The request. Please return nothing but the lines between the line holding "Generate a LaTeX" and the line holding "(irp2) at (731,1033)", both ends included, without the pictures.

----

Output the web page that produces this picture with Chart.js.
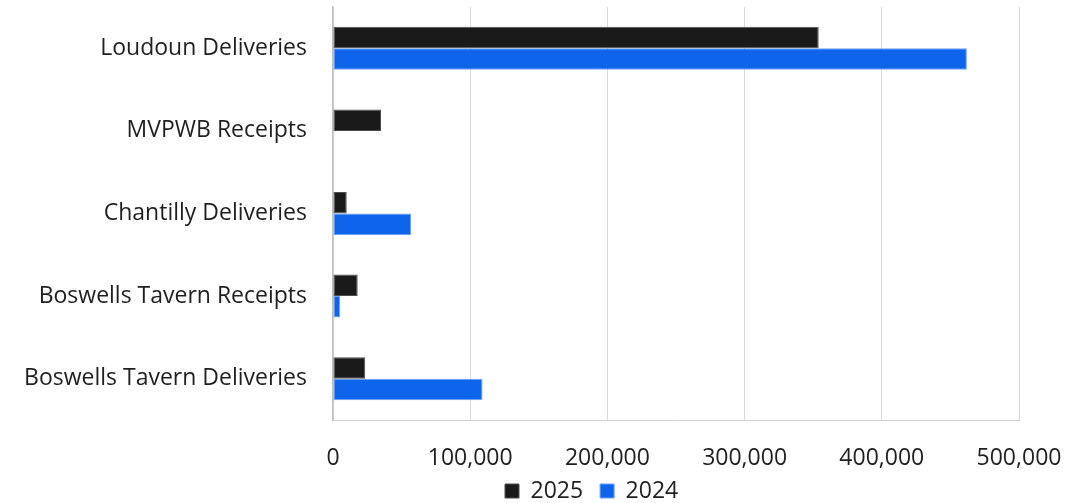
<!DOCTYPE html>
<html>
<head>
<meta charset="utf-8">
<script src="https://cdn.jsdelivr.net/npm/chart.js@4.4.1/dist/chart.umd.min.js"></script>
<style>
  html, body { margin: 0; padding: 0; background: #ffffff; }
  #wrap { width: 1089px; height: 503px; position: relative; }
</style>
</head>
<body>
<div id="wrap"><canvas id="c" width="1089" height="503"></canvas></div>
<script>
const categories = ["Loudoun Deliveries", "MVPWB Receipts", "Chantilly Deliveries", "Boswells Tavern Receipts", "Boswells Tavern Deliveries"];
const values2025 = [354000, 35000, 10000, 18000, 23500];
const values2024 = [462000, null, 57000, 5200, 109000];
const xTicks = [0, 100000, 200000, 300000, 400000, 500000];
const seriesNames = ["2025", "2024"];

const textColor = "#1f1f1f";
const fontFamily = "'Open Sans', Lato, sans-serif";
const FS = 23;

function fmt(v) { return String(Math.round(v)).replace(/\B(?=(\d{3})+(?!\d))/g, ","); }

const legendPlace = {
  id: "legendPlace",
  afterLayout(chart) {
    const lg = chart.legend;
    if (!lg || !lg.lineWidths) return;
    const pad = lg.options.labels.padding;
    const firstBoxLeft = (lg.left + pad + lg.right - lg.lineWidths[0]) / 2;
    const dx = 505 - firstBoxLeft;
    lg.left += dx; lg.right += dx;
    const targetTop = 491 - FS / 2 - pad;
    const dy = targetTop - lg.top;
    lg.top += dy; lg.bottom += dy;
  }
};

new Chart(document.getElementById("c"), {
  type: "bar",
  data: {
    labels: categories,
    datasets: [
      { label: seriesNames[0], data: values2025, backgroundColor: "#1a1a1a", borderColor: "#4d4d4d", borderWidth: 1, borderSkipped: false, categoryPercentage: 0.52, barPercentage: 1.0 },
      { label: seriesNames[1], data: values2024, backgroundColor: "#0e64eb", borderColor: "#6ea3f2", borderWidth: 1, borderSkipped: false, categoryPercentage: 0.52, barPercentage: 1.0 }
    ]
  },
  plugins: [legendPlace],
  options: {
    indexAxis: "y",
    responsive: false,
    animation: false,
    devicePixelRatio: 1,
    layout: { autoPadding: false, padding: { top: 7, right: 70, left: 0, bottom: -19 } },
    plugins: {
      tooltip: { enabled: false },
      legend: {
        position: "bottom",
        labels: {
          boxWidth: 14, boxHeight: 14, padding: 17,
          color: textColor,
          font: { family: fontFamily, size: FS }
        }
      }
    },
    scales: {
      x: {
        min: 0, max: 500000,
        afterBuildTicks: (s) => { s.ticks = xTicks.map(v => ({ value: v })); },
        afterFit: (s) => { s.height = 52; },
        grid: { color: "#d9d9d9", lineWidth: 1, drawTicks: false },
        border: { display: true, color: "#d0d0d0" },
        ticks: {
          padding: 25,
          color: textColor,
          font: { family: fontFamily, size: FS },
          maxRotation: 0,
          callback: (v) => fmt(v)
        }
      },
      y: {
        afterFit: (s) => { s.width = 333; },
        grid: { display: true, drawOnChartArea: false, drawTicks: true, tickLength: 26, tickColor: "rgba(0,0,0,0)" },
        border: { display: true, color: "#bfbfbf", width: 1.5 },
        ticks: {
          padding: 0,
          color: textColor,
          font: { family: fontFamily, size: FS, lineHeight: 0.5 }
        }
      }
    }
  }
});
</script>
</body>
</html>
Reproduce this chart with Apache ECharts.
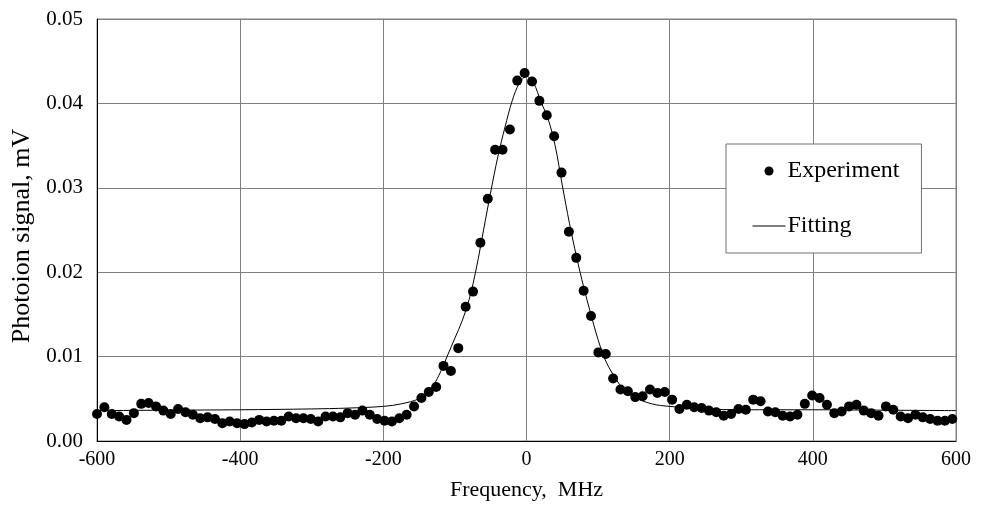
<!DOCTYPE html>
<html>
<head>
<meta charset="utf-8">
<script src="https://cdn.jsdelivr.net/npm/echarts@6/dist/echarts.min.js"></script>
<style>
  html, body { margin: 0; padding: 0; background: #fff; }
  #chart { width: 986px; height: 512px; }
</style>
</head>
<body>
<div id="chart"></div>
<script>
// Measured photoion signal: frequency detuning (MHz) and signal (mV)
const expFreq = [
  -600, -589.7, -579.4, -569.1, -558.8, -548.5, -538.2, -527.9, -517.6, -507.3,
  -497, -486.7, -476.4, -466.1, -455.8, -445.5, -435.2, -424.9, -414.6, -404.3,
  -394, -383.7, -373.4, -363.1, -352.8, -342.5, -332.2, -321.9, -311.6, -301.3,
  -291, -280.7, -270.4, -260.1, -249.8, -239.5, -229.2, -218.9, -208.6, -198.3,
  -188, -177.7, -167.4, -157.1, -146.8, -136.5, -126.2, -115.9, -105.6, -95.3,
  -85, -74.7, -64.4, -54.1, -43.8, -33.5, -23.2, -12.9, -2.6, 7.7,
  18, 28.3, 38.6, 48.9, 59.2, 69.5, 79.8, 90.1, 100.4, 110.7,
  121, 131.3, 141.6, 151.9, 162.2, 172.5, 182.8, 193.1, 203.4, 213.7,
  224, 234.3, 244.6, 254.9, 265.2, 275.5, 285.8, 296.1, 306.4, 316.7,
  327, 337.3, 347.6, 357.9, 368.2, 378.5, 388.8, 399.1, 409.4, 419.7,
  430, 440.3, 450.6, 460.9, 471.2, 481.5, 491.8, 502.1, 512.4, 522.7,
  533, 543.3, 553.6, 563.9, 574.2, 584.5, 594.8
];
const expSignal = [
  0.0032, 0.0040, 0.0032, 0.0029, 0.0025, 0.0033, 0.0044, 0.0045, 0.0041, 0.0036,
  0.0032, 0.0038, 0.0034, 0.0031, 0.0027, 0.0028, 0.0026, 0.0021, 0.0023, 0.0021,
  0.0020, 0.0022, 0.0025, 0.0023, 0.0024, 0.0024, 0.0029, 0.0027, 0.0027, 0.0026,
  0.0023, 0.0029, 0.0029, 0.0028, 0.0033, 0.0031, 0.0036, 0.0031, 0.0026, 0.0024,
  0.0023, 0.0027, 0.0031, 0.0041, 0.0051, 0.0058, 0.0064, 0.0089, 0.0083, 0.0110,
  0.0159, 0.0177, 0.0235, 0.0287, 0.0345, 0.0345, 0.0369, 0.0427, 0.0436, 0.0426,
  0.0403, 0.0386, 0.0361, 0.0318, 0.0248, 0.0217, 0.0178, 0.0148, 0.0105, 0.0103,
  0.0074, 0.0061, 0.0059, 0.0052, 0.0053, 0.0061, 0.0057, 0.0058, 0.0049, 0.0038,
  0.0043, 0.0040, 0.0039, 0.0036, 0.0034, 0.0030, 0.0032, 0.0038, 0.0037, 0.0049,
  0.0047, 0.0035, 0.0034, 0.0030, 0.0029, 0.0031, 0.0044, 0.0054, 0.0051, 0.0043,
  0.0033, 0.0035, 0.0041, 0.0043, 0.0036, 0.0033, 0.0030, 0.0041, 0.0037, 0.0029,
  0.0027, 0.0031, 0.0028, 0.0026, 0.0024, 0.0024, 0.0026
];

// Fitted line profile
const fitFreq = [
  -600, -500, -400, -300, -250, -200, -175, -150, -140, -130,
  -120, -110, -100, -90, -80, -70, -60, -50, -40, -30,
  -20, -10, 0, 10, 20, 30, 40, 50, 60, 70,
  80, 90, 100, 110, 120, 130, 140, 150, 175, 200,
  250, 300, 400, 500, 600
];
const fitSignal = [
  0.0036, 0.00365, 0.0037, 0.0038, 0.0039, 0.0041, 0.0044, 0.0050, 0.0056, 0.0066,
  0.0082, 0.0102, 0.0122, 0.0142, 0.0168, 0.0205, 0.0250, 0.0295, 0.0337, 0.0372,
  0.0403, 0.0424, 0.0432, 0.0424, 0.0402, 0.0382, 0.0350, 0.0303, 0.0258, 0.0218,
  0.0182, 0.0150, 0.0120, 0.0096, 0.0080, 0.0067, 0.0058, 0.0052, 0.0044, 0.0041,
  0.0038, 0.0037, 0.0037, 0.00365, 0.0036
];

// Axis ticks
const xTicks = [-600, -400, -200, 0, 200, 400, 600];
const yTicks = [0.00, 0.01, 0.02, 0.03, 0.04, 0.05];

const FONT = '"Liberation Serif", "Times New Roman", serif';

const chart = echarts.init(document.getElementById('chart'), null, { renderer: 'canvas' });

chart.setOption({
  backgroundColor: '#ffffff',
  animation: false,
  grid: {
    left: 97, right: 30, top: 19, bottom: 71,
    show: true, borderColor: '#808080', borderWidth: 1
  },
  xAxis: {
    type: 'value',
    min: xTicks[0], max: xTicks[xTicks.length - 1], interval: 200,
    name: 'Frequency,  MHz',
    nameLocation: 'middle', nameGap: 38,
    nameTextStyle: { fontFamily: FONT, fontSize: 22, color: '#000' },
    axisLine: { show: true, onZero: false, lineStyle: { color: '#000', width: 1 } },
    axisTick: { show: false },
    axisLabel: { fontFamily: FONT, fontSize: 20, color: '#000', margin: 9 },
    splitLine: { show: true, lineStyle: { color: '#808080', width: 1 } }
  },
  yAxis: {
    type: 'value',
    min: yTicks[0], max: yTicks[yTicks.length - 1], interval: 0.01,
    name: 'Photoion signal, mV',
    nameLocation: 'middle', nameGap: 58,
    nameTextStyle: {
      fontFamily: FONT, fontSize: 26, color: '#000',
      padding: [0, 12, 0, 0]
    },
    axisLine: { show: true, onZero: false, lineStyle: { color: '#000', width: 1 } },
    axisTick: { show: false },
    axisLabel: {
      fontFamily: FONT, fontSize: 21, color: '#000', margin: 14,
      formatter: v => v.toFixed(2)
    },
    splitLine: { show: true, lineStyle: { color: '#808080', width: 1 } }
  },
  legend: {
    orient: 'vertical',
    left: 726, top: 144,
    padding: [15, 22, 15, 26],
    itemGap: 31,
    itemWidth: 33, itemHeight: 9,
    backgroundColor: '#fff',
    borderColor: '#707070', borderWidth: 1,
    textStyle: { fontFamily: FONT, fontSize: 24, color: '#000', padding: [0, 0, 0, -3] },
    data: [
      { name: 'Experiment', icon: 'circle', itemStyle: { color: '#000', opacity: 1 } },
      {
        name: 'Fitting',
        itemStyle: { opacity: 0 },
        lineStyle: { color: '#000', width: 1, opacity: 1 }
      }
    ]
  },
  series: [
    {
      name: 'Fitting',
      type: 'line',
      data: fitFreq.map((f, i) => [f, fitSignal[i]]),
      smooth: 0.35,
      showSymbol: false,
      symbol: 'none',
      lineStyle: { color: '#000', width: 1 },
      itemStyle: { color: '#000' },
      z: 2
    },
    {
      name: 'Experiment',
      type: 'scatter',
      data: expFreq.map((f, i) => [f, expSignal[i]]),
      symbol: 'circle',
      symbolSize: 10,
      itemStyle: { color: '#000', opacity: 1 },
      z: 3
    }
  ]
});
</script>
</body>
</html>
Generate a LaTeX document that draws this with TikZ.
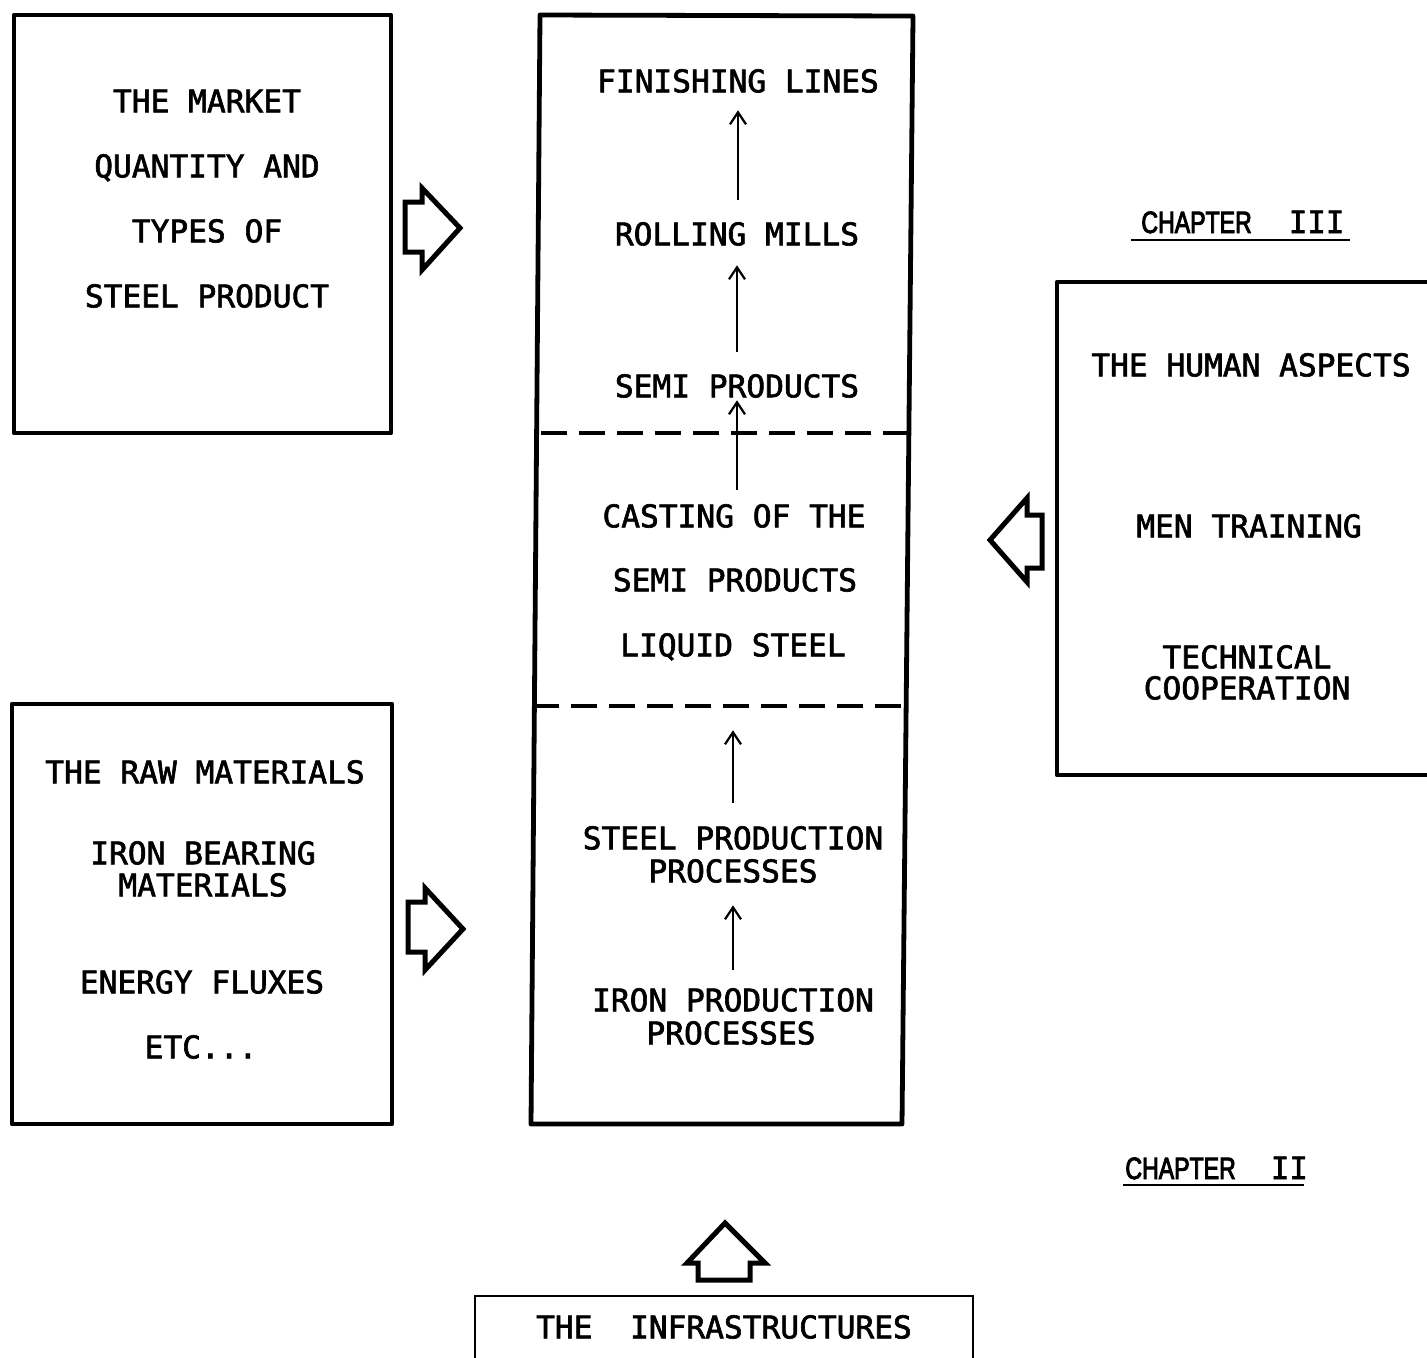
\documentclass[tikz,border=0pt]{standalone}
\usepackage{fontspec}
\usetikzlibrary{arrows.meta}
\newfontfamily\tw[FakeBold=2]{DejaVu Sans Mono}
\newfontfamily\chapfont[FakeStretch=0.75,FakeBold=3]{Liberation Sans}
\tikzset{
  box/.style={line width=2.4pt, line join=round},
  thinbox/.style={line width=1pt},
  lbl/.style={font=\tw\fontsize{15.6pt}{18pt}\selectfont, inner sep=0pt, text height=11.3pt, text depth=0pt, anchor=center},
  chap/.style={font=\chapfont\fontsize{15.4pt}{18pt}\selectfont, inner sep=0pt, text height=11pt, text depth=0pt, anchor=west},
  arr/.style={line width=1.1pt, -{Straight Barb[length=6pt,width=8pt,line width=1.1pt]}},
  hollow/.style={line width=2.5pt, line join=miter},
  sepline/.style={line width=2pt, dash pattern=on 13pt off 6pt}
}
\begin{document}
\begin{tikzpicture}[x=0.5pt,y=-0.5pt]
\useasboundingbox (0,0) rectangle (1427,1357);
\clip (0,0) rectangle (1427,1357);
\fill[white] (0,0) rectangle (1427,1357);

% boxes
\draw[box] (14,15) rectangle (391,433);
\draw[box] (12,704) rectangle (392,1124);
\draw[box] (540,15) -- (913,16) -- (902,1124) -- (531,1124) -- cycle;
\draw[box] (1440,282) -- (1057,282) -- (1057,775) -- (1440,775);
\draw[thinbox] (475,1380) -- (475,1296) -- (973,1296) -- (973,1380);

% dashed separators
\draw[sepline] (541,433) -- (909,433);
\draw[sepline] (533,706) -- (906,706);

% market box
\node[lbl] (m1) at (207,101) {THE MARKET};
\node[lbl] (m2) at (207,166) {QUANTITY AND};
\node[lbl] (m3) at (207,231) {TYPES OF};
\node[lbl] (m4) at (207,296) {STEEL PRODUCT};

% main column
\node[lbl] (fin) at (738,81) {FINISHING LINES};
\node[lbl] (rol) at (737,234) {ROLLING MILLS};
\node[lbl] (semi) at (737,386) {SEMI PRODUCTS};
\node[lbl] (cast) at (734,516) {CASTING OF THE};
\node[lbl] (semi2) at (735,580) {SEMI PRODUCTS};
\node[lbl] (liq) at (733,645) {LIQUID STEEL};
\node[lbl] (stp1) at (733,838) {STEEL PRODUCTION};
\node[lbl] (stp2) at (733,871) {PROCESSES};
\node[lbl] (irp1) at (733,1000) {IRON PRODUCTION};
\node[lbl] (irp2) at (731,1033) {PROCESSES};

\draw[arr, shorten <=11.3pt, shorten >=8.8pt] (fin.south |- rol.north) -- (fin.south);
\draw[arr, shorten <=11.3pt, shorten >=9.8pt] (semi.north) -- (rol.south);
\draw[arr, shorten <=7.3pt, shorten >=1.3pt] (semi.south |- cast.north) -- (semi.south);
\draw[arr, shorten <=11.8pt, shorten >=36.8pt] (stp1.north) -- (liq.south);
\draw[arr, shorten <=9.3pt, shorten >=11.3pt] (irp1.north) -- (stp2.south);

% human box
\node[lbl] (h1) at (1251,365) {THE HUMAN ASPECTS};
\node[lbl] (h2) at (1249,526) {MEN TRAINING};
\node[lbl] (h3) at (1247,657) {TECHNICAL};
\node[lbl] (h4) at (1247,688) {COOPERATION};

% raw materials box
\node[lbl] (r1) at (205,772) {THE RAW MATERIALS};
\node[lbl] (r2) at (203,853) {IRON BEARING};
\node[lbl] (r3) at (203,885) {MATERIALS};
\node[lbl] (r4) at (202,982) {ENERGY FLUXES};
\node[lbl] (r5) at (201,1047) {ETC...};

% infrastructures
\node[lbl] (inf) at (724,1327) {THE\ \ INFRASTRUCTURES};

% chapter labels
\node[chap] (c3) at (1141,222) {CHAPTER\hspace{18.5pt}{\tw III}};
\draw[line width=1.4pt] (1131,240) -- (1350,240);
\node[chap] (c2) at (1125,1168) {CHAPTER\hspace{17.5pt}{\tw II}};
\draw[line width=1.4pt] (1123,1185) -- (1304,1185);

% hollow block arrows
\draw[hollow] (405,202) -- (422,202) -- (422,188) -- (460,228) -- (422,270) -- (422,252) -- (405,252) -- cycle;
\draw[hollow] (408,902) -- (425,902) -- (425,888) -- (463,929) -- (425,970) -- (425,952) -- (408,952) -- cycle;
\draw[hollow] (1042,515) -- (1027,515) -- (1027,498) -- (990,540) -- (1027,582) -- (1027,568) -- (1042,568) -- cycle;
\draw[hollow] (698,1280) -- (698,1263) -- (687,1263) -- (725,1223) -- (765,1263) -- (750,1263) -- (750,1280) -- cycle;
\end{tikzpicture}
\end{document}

----

Exercise solution.
Generate a LaTeX document that draws this with TikZ.
\documentclass[tikz,border=0pt]{standalone}
\usepackage{fontspec}
\usetikzlibrary{arrows.meta}
\newfontfamily\tw[FakeBold=2]{DejaVu Sans Mono}
\newfontfamily\chapfont[FakeStretch=0.75,FakeBold=3]{Liberation Sans}
\tikzset{
  box/.style={line width=2.4pt, line join=round},
  thinbox/.style={line width=1pt},
  lbl/.style={font=\tw\fontsize{15.6pt}{18pt}\selectfont, inner sep=0pt, text height=11.3pt, text depth=0pt, anchor=center},
  chap/.style={font=\chapfont\fontsize{15.4pt}{18pt}\selectfont, inner sep=0pt, text height=11pt, text depth=0pt, anchor=west},
  arr/.style={line width=1.1pt, -{Straight Barb[length=6pt,width=8pt,line width=1.1pt]}},
  hollow/.style={line width=2.5pt, line join=miter},
  sepline/.style={line width=2pt, dash pattern=on 13pt off 6pt}
}
\begin{document}
\begin{tikzpicture}[x=0.5pt,y=-0.5pt]
\useasboundingbox (0,0) rectangle (1427,1357);
\clip (0,0) rectangle (1427,1357);
\fill[white] (0,0) rectangle (1427,1357);

% boxes
\draw[box] (14,15) rectangle (391,433);
\draw[box] (12,704) rectangle (392,1124);
\draw[box] (540,15) -- (913,16) -- (902,1124) -- (531,1124) -- cycle;
\draw[box] (1440,282) -- (1057,282) -- (1057,775) -- (1440,775);
\draw[thinbox] (475,1380) -- (475,1296) -- (973,1296) -- (973,1380);

% dashed separators
\draw[sepline] (541,433) -- (909,433);
\draw[sepline] (533,706) -- (906,706);

% market box
\node[lbl] (m1) at (207,101) {THE MARKET};
\node[lbl] (m2) at (207,166) {QUANTITY AND};
\node[lbl] (m3) at (207,231) {TYPES OF};
\node[lbl] (m4) at (207,296) {STEEL PRODUCT};

% main column
\node[lbl] (fin) at (738,81) {FINISHING LINES};
\node[lbl] (rol) at (737,234) {ROLLING MILLS};
\node[lbl] (semi) at (737,386) {SEMI PRODUCTS};
\node[lbl] (cast) at (734,516) {CASTING OF THE};
\node[lbl] (semi2) at (735,580) {SEMI PRODUCTS};
\node[lbl] (liq) at (733,645) {LIQUID STEEL};
\node[lbl] (stp1) at (733,838) {STEEL PRODUCTION};
\node[lbl] (stp2) at (733,871) {PROCESSES};
\node[lbl] (irp1) at (733,1000) {IRON PRODUCTION};
\node[lbl] (irp2) at (731,1033) {PROCESSES};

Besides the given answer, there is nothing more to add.